Ever gone on Facebook to find you’ve been tagged in 107 hideously unflattering/incriminating photos from the night before, then spent a sweaty-palmed half hour de-tagging them in the vain hope that no one saw?

Shows like Channel 4’s What Happens in Kavos… are the televisual equivalent of being tagged in your most wincingly shameful states, except instead of a few hundred ‘friends’ seeing them it’s 1.6 million strangers, and instead of pictures of you with a triple-chin it’s footage of you with your pants round your ankles, vomiting into a wicker bin.

This week’s mesmerising car-crash featured scenes that would make Hieronymus Bosch throw down his paintbrush in despair: vast quantities of garishly coloured cheap cocktails served in huge plastic bowls; a mother-daughter combo on a sexy booze binge; lads drinking their own piss; totally indiscriminate sex; an epidemic of doggy-style dry-humping; horrific drunken injuries, and more misogynistic T-shirt slogans than you could shake a stick at

These shows (including ITV2’s particularly low-budget-tastic The Magaluf Weekender) look as if they cost about 50 quid to hash together. In a way, you can’t blame channels for commissioning them. In times of austerity, shows that cost peanuts must be tempting for TV execs balancing slashed budgets with the battle for ratings. But how many great shows never get funded in place of these cheap, take-away ‘documentaries’?

It all feels so…exploitative. This week’s Sun, Sex and Suspicious Parents (BBC3) featured teenager Jemma, daft as a brush with a voice like a high-pitched Lancashire Don Corleone, who was filmed jiggling her boobs about on a nightclub podium and simulating sex positions with a stranger during a boat party (all secretly witnessed by her parents: a shuddersome prospect).

Not admirable, no, but we’ve all done stupid things (and pressed delete on the photos that prove it), except Jemma doesn’t have the option to delete her testaments of shame. They now exist FOREVER, gawked at by people who will judge her, call her a slag and shake their heads at the screen in disgust.
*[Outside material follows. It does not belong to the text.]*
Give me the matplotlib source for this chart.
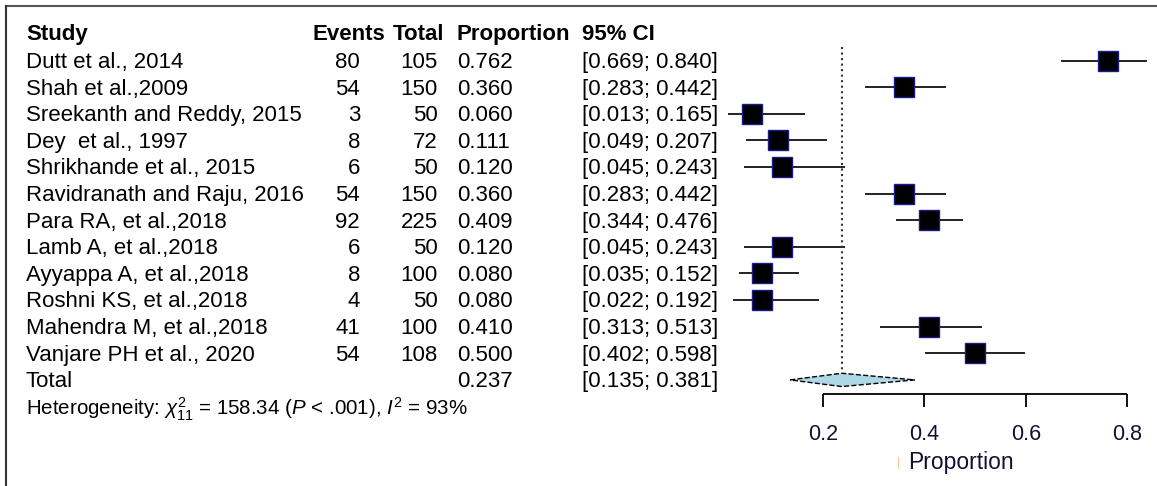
import matplotlib
matplotlib.use("Agg")
import matplotlib.pyplot as plt
from matplotlib.patches import Polygon

plt.rcParams['font.family'] = ['Liberation Sans', 'DejaVu Sans']
plt.rcParams['mathtext.fontset'] = 'custom'
plt.rcParams['mathtext.rm'] = 'Liberation Sans'
plt.rcParams['mathtext.it'] = 'Liberation Sans:italic'

studies = ['Dutt et al., 2014', 'Shah et al.,2009', 'Sreekanth and Reddy, 2015',
           'Dey  et al., 1997', 'Shrikhande et al., 2015', 'Ravidranath and Raju, 2016',
           'Para RA, et al.,2018', 'Lamb A, et al.,2018', 'Ayyappa A, et al.,2018',
           'Roshni KS, et al.,2018', 'Mahendra M, et al.,2018', 'Vanjare PH et al., 2020']
events = [80, 54, 3, 8, 6, 54, 92, 6, 8, 4, 41, 54]
totals = [105, 150, 50, 72, 50, 150, 225, 50, 100, 50, 100, 108]
prop = [0.762, 0.360, 0.060, 0.111, 0.120, 0.360, 0.409, 0.120, 0.080, 0.080, 0.410, 0.500]
ci_lo = [0.669, 0.283, 0.013, 0.049, 0.045, 0.283, 0.344, 0.045, 0.035, 0.022, 0.313, 0.402]
ci_hi = [0.840, 0.442, 0.165, 0.207, 0.243, 0.442, 0.476, 0.243, 0.152, 0.192, 0.513, 0.598]
pooled = 0.237
pooled_lo = 0.135
pooled_hi = 0.381
xticks = [0.2, 0.4, 0.6, 0.8]

W, H = 1157, 486
fig = plt.figure(figsize=(W / 100, H / 100), dpi=100)
ax = fig.add_axes([0, 0, 1, 1])
ax.axis('off')

# pixel layout: x=0 at 721.6px, 507px per unit; row 0 at 60.7px, 26.6px per row
x0, xs = 721.6, 507.0
y0, ys = 60.7, 26.6
ax.set_xlim(-x0 / xs, (W - x0) / xs)
ax.set_ylim((H - y0) / ys, -y0 / ys)

def fx(px):
    return px / W

def fy(py):
    return 1 - py / H

fs = 16
dy = 1.8  # text sits a little lower than the marks
# frame (top and left)
fig.add_artist(plt.Line2D([fx(6), 1], [fy(6), fy(6)], color='#555555', lw=1.5))
fig.add_artist(plt.Line2D([fx(6), fx(6)], [fy(6), 0], color='#333333', lw=1.5))

# header
hy = fy(33 + dy)
fig.text(fx(26), hy, 'Study', fontsize=fs, fontweight='bold', va='center')
fig.text(fx(313), hy, 'Events', fontsize=fs, fontweight='bold', va='center')
fig.text(fx(393), hy, 'Total', fontsize=fs, fontweight='bold', va='center')
fig.text(fx(457), hy, 'Proportion', fontsize=fs, fontweight='bold', va='center')
fig.text(fx(582), hy, '95% CI', fontsize=fs, fontweight='bold', va='center')

rows = list(range(len(studies)))
for i in rows:
    yy = fy(y0 + ys * i + dy)
    fig.text(fx(26), yy, studies[i], fontsize=fs, va='center')
    fig.text(fx(360), yy, str(events[i]), fontsize=fs, va='center', ha='right')
    fig.text(fx(438), yy, str(totals[i]), fontsize=fs, va='center', ha='right')
    fig.text(fx(457), yy, '%.3f' % prop[i], fontsize=fs, va='center')
    fig.text(fx(582), yy, '[%.3f; %.3f]' % (ci_lo[i], ci_hi[i]), fontsize=fs, va='center')

# CI lines and squares
ax.hlines(rows, ci_lo, ci_hi, color='#111111', lw=1.3)
ax.plot(prop, rows, 's', color='black', mec='#1a1a90', mew=1.0, ms=14.5)

# pooled row
tr = len(studies)
ty = fy(y0 + ys * tr + dy)
fig.text(fx(26), ty, 'Total', fontsize=fs, va='center')
fig.text(fx(457), ty, '%.3f' % pooled, fontsize=fs, va='center')
fig.text(fx(582), ty, '[%.3f; %.3f]' % (pooled_lo, pooled_hi), fontsize=fs, va='center')
dh = 0.25
ax.add_patch(Polygon([(pooled_lo, tr), (pooled, tr - dh), (pooled_hi, tr), (pooled, tr + dh)],
                     closed=True, facecolor='#add8e6', edgecolor='black', lw=1.0, ls='--'))
ax.vlines(pooled, -0.52, tr - 0.3, color='#333333', lw=1.5, ls=':')

fig.text(fx(26), fy(409),
         r'Heterogeneity: $\chi^2_{11}$ = 158.34 ($P$ < .001), $I^2$ = 93%',
         fontsize=14.8, va='center')

# x axis
ay = tr + 0.53
ax.hlines(ay, xticks[0], xticks[-1], color='black', lw=1.3)
ax.vlines(xticks, ay, ay + 0.5, color='black', lw=1.3)
for t in xticks:
    ax.text(t, 14.05, '%.1f' % t, fontsize=15.5, ha='center', va='center', color='#111133')
ax.text((961 - x0) / xs, (462 - y0) / ys, 'Proportion', fontsize=16.5, ha='center', va='center',
        color='#111133')
ax.text((898 - x0) / xs, (463 - y0) / ys, '|', fontsize=9, ha='center', va='center',
        color='#f0c080')

fig.savefig('out.png', dpi=100)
True, a lot of the young Brits filmed here are not behaving well. The way some of the boys regard women had me flinging my copy of The Female Eunuch at the screen in despair. But it is surely the adults behind the cameras who are the worst offenders. Things are bleak for a lot of young Brits at the moment, and people do go crazy abroad. By stripping daft youngsters of their right to delete and de-tag their youthful craziness, the makers of these shows are doing them an injustice.

Shows like these should not be broadcast into our living-rooms each week… but we can’t seem to look away.